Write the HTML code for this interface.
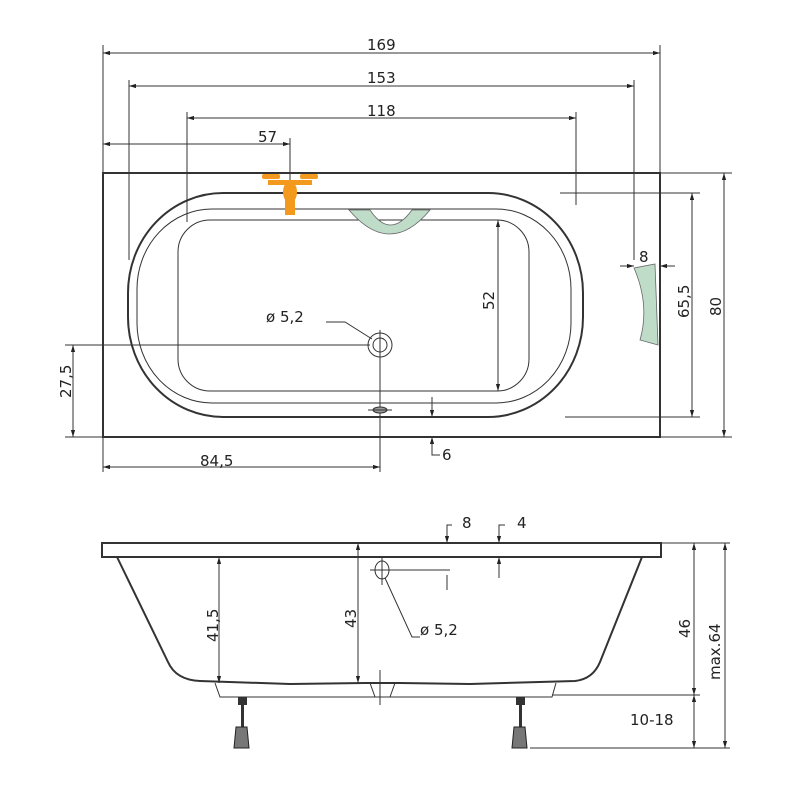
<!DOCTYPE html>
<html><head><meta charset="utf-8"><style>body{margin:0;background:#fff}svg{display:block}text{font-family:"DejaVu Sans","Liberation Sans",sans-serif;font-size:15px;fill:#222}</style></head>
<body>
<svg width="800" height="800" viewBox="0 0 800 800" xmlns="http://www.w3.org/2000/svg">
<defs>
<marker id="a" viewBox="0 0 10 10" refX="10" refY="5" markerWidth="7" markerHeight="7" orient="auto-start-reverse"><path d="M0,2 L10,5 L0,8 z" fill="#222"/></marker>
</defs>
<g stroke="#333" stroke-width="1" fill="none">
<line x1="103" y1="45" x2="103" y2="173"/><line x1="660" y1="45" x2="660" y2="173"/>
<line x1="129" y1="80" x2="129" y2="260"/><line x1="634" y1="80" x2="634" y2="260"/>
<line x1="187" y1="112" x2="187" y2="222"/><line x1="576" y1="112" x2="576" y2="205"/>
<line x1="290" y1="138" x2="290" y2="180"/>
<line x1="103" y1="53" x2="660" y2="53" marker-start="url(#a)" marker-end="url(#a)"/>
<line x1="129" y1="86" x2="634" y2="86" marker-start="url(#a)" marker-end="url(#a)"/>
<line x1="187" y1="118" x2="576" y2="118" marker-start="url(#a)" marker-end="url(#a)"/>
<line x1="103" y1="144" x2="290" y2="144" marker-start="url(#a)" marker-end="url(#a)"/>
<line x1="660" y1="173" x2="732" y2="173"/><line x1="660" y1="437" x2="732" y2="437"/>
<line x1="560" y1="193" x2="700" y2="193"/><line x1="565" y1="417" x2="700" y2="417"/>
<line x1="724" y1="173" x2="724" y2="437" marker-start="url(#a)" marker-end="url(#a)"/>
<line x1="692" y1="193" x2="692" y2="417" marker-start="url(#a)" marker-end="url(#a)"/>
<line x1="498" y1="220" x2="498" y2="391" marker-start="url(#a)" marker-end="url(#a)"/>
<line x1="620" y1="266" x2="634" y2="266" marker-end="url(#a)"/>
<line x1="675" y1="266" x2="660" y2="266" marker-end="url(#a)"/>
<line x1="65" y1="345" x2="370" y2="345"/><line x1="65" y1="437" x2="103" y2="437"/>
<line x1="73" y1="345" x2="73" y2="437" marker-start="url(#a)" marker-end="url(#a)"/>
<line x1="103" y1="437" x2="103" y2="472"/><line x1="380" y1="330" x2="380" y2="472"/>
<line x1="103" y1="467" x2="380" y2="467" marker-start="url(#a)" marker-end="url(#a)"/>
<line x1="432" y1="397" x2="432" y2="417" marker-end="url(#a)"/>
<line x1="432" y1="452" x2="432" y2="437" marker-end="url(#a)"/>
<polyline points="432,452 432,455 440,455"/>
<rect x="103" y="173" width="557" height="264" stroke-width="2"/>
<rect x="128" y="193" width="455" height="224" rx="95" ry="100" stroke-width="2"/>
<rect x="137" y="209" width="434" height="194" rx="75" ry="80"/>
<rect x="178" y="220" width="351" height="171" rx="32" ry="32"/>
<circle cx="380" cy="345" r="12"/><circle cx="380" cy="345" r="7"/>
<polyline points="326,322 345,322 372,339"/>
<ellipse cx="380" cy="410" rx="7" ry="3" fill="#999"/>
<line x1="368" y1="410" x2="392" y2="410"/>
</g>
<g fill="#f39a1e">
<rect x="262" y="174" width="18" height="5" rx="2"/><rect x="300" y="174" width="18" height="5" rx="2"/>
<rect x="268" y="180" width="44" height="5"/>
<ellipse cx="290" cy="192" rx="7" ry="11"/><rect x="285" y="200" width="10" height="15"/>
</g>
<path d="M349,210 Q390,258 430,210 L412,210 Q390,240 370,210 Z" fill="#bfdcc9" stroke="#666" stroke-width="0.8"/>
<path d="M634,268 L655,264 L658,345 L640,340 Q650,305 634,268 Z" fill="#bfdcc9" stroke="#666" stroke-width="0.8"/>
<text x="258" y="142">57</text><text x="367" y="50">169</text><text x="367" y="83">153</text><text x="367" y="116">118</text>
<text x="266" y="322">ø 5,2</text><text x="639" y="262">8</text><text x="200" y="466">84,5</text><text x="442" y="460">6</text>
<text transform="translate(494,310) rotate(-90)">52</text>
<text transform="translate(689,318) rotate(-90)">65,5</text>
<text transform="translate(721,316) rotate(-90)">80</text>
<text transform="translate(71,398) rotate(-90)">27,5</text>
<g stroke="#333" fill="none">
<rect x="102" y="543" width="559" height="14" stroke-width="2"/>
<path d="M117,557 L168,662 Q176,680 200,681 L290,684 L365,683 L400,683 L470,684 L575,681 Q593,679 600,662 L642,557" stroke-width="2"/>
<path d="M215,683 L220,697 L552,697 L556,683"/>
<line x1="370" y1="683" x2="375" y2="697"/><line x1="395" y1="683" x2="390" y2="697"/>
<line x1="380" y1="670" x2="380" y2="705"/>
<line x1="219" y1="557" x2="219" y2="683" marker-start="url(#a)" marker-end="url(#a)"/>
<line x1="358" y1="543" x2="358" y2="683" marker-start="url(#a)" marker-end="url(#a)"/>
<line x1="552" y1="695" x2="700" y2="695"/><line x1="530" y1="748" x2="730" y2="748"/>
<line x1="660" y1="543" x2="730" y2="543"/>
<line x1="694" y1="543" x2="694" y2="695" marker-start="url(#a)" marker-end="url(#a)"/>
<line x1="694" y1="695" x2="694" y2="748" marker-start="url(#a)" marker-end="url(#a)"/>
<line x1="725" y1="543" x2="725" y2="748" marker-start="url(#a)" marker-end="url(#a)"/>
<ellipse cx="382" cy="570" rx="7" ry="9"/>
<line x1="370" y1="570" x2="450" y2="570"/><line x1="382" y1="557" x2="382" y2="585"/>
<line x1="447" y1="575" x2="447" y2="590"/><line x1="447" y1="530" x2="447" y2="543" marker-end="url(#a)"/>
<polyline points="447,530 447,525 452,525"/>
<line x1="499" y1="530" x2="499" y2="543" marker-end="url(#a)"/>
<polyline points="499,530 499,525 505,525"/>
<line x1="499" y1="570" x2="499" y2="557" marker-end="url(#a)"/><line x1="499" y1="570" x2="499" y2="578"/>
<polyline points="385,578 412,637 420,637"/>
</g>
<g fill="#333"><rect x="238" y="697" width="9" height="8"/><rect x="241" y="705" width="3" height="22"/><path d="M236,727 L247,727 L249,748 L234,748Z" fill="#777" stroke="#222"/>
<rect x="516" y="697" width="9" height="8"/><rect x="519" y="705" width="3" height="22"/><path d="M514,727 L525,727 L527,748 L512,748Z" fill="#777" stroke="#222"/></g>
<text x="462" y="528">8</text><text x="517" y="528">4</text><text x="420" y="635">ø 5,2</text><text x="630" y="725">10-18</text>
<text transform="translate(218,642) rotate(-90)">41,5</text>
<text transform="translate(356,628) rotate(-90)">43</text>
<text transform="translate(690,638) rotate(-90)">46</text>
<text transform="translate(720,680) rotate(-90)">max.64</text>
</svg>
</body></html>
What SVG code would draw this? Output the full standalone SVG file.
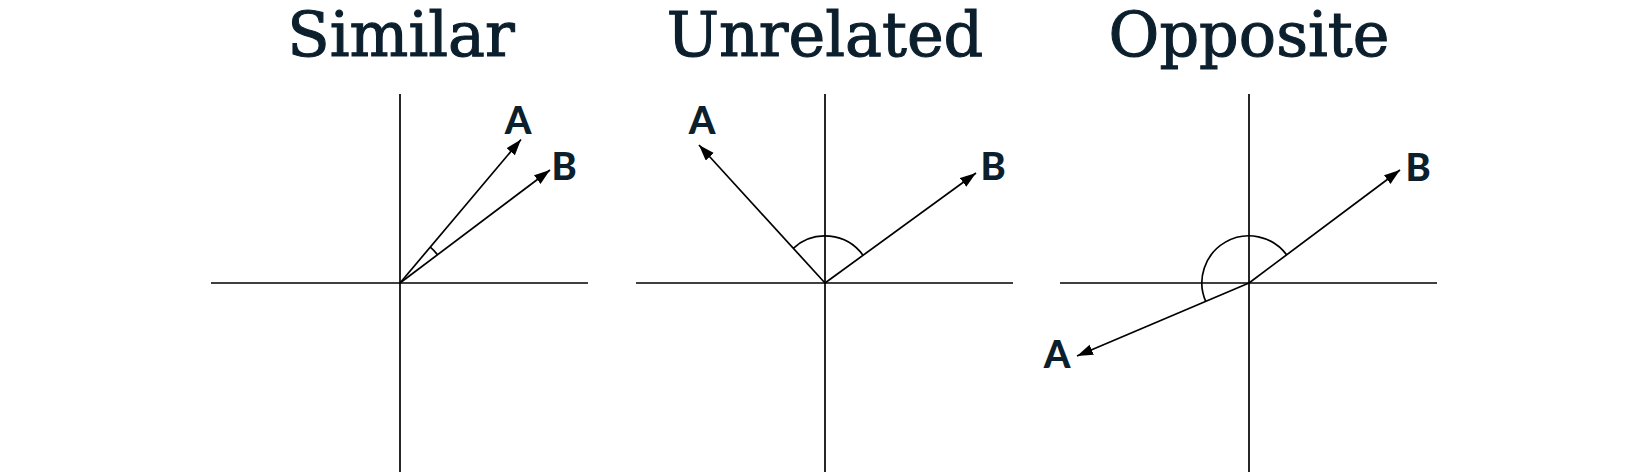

» **Task requirements**
The pictures in the entries should be left out; output everything else exactly.

» **Exercise result**
Write the HTML code for this interface.
<!DOCTYPE html>
<html><head><meta charset="utf-8"><style>body{margin:0;background:#fff}svg{display:block}text{font-family:"DejaVu Sans","Liberation Sans",sans-serif;font-size:15px;fill:#222}</style></head>
<body>
<svg width="800" height="800" viewBox="0 0 800 800" xmlns="http://www.w3.org/2000/svg">
<defs>
<marker id="a" viewBox="0 0 10 10" refX="10" refY="5" markerWidth="7" markerHeight="7" orient="auto-start-reverse"><path d="M0,2 L10,5 L0,8 z" fill="#222"/></marker>
</defs>
<g stroke="#333" stroke-width="1" fill="none">
<line x1="103" y1="45" x2="103" y2="173"/><line x1="660" y1="45" x2="660" y2="173"/>
<line x1="129" y1="80" x2="129" y2="260"/><line x1="634" y1="80" x2="634" y2="260"/>
<line x1="187" y1="112" x2="187" y2="222"/><line x1="576" y1="112" x2="576" y2="205"/>
<line x1="290" y1="138" x2="290" y2="180"/>
<line x1="103" y1="53" x2="660" y2="53" marker-start="url(#a)" marker-end="url(#a)"/>
<line x1="129" y1="86" x2="634" y2="86" marker-start="url(#a)" marker-end="url(#a)"/>
<line x1="187" y1="118" x2="576" y2="118" marker-start="url(#a)" marker-end="url(#a)"/>
<line x1="103" y1="144" x2="290" y2="144" marker-start="url(#a)" marker-end="url(#a)"/>
<line x1="660" y1="173" x2="732" y2="173"/><line x1="660" y1="437" x2="732" y2="437"/>
<line x1="560" y1="193" x2="700" y2="193"/><line x1="565" y1="417" x2="700" y2="417"/>
<line x1="724" y1="173" x2="724" y2="437" marker-start="url(#a)" marker-end="url(#a)"/>
<line x1="692" y1="193" x2="692" y2="417" marker-start="url(#a)" marker-end="url(#a)"/>
<line x1="498" y1="220" x2="498" y2="391" marker-start="url(#a)" marker-end="url(#a)"/>
<line x1="620" y1="266" x2="634" y2="266" marker-end="url(#a)"/>
<line x1="675" y1="266" x2="660" y2="266" marker-end="url(#a)"/>
<line x1="65" y1="345" x2="370" y2="345"/><line x1="65" y1="437" x2="103" y2="437"/>
<line x1="73" y1="345" x2="73" y2="437" marker-start="url(#a)" marker-end="url(#a)"/>
<line x1="103" y1="437" x2="103" y2="472"/><line x1="380" y1="330" x2="380" y2="472"/>
<line x1="103" y1="467" x2="380" y2="467" marker-start="url(#a)" marker-end="url(#a)"/>
<line x1="432" y1="397" x2="432" y2="417" marker-end="url(#a)"/>
<line x1="432" y1="452" x2="432" y2="437" marker-end="url(#a)"/>
<polyline points="432,452 432,455 440,455"/>
<rect x="103" y="173" width="557" height="264" stroke-width="2"/>
<rect x="128" y="193" width="455" height="224" rx="95" ry="100" stroke-width="2"/>
<rect x="137" y="209" width="434" height="194" rx="75" ry="80"/>
<rect x="178" y="220" width="351" height="171" rx="32" ry="32"/>
<circle cx="380" cy="345" r="12"/><circle cx="380" cy="345" r="7"/>
<polyline points="326,322 345,322 372,339"/>
<ellipse cx="380" cy="410" rx="7" ry="3" fill="#999"/>
<line x1="368" y1="410" x2="392" y2="410"/>
</g>
<g fill="#f39a1e">
<rect x="262" y="174" width="18" height="5" rx="2"/><rect x="300" y="174" width="18" height="5" rx="2"/>
<rect x="268" y="180" width="44" height="5"/>
<ellipse cx="290" cy="192" rx="7" ry="11"/><rect x="285" y="200" width="10" height="15"/>
</g>
<path d="M349,210 Q390,258 430,210 L412,210 Q390,240 370,210 Z" fill="#bfdcc9" stroke="#666" stroke-width="0.8"/>
<path d="M634,268 L655,264 L658,345 L640,340 Q650,305 634,268 Z" fill="#bfdcc9" stroke="#666" stroke-width="0.8"/>
<text x="258" y="142">57</text><text x="367" y="50">169</text><text x="367" y="83">153</text><text x="367" y="116">118</text>
<text x="266" y="322">ø 5,2</text><text x="639" y="262">8</text><text x="200" y="466">84,5</text><text x="442" y="460">6</text>
<text transform="translate(494,310) rotate(-90)">52</text>
<text transform="translate(689,318) rotate(-90)">65,5</text>
<text transform="translate(721,316) rotate(-90)">80</text>
<text transform="translate(71,398) rotate(-90)">27,5</text>
<g stroke="#333" fill="none">
<rect x="102" y="543" width="559" height="14" stroke-width="2"/>
<path d="M117,557 L168,662 Q176,680 200,681 L290,684 L365,683 L400,683 L470,684 L575,681 Q593,679 600,662 L642,557" stroke-width="2"/>
<path d="M215,683 L220,697 L552,697 L556,683"/>
<line x1="370" y1="683" x2="375" y2="697"/><line x1="395" y1="683" x2="390" y2="697"/>
<line x1="380" y1="670" x2="380" y2="705"/>
<line x1="219" y1="557" x2="219" y2="683" marker-start="url(#a)" marker-end="url(#a)"/>
<line x1="358" y1="543" x2="358" y2="683" marker-start="url(#a)" marker-end="url(#a)"/>
<line x1="552" y1="695" x2="700" y2="695"/><line x1="530" y1="748" x2="730" y2="748"/>
<line x1="660" y1="543" x2="730" y2="543"/>
<line x1="694" y1="543" x2="694" y2="695" marker-start="url(#a)" marker-end="url(#a)"/>
<line x1="694" y1="695" x2="694" y2="748" marker-start="url(#a)" marker-end="url(#a)"/>
<line x1="725" y1="543" x2="725" y2="748" marker-start="url(#a)" marker-end="url(#a)"/>
<ellipse cx="382" cy="570" rx="7" ry="9"/>
<line x1="370" y1="570" x2="450" y2="570"/><line x1="382" y1="557" x2="382" y2="585"/>
<line x1="447" y1="575" x2="447" y2="590"/><line x1="447" y1="530" x2="447" y2="543" marker-end="url(#a)"/>
<polyline points="447,530 447,525 452,525"/>
<line x1="499" y1="530" x2="499" y2="543" marker-end="url(#a)"/>
<polyline points="499,530 499,525 505,525"/>
<line x1="499" y1="570" x2="499" y2="557" marker-end="url(#a)"/><line x1="499" y1="570" x2="499" y2="578"/>
<polyline points="385,578 412,637 420,637"/>
</g>
<g fill="#333"><rect x="238" y="697" width="9" height="8"/><rect x="241" y="705" width="3" height="22"/><path d="M236,727 L247,727 L249,748 L234,748Z" fill="#777" stroke="#222"/>
<rect x="516" y="697" width="9" height="8"/><rect x="519" y="705" width="3" height="22"/><path d="M514,727 L525,727 L527,748 L512,748Z" fill="#777" stroke="#222"/></g>
<text x="462" y="528">8</text><text x="517" y="528">4</text><text x="420" y="635">ø 5,2</text><text x="630" y="725">10-18</text>
<text transform="translate(218,642) rotate(-90)">41,5</text>
<text transform="translate(356,628) rotate(-90)">43</text>
<text transform="translate(690,638) rotate(-90)">46</text>
<text transform="translate(720,680) rotate(-90)">max.64</text>
</svg>
</body></html>
What SVG code would draw this? Output the full standalone SVG file.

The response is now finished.